Сколько лет я путешествую, посещая армянские очаги, и вижу, что даже у потомков людей, переживших геноцид, раны так и не заживают. Вот и в Арцахе играют шумные и веселые свадьбы, отмечают праздники и День независимости, но когда говорят о загадке армянских глаз, то вовсе не имеют в виду их строение, а только душу и историю, память и надежду. И никуда от этого не денешься. Нам нужны новые победы. Нам нужно научиться стать хозяином своей судьбы и свободы, своей независимости и, главное, — своей победы. Мы должны научиться увидеть в цветах нашего флага не просто фрагменты радуги, но и символы победы. Даже олимпийские победы нужны для того, чтобы видеть, как поднимают флаг и звучит армянский гимн. Мы должны помнить, что не случайно в годы Отечественной войны были возобновлены чемпионаты страны по футболу и по другим видам спорта, открывались выставки, учредили академии наук. Это все нужно было для материализации веры в победу. Я не понимаю, когда как бы влюбленный армянский поэт пишет: “Я без тебя, как без пера бумага”, “Я без тебя, как свадьба без вина и как без телескопа Бюракан”, “Я без тебя, как соловей без песни”, “Я без тебя, как рамка без картины”… И так далее. И вдруг: “Я без тебя, как армянин без горя”. Да, это так. Очевидно, речь о судьбе, о неизбежности. Речь даже о некоей философии, которая обязывает осознать: делай все, чтобы пришло счастье, но пока оно не пришло, будь готовым обходиться без него. А счастье придет. Если осознаешь, что солнце садится только для того, чтобы снова взойти. В этом мы убеждаемся в океане каждый день. Мы каждое утро встречаем его и каждый вечер прощаемся, зная, что оно вновь взойдет. Мы понимаем, что это нужно.

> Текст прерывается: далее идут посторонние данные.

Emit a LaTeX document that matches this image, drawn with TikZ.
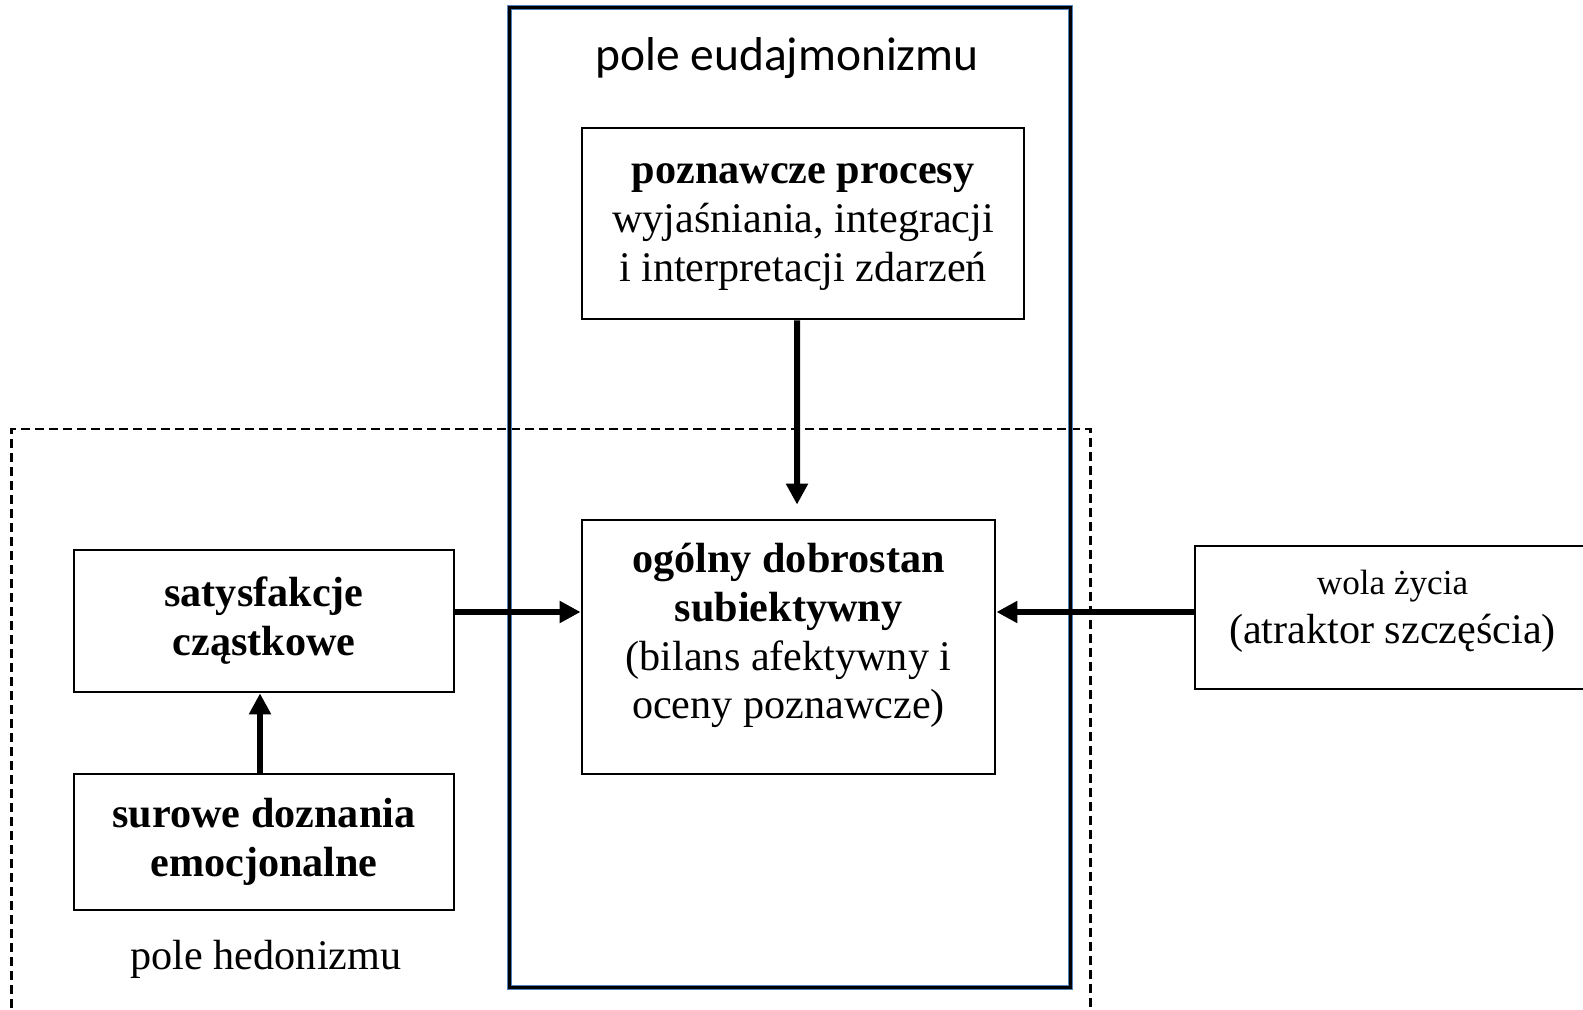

Мы приближаемся к мысу Горн, зная, что нас ждут трудности. Но мы идем именно по этому пути, потому что другого для нас нет. Мы не делаем из надежды поводыря. В этих условиях все иначе, все смещается. Лучи восходящего солнца, упавшие сквозь флаг родины на палубу “Армении”, усиливают великое чувство ответственности. Это значит, что надо думать не о мечте и надежде, а о прочности судна и его экипажа. Никакой отдельный этап не был для нас самоцелью. Цель одна — выполнить нелегкую работу в рамках экспедиции “Месроп Маштоц”. Мы счастливы тем, что плывем под флагом, под которым одержали историческую победу и спасли нашу родину. Счастливы тем, что плывем на “Армении” прямо на солнце. От самого горизонта до самого носа судна навстречу течет огромная, как Амазонка, серебряная река с мириадами солнечных бликов и со свинцово-ртутными берегами. Такая вот у нас Солнечная дорожка.
…До мыса Горн осталось чуть больше тысячи миль. Я не могу сказать, когда точно будем там. Но скажу, что за сто миль до мыса находится самый южный город нашей планеты. Город Ушуая.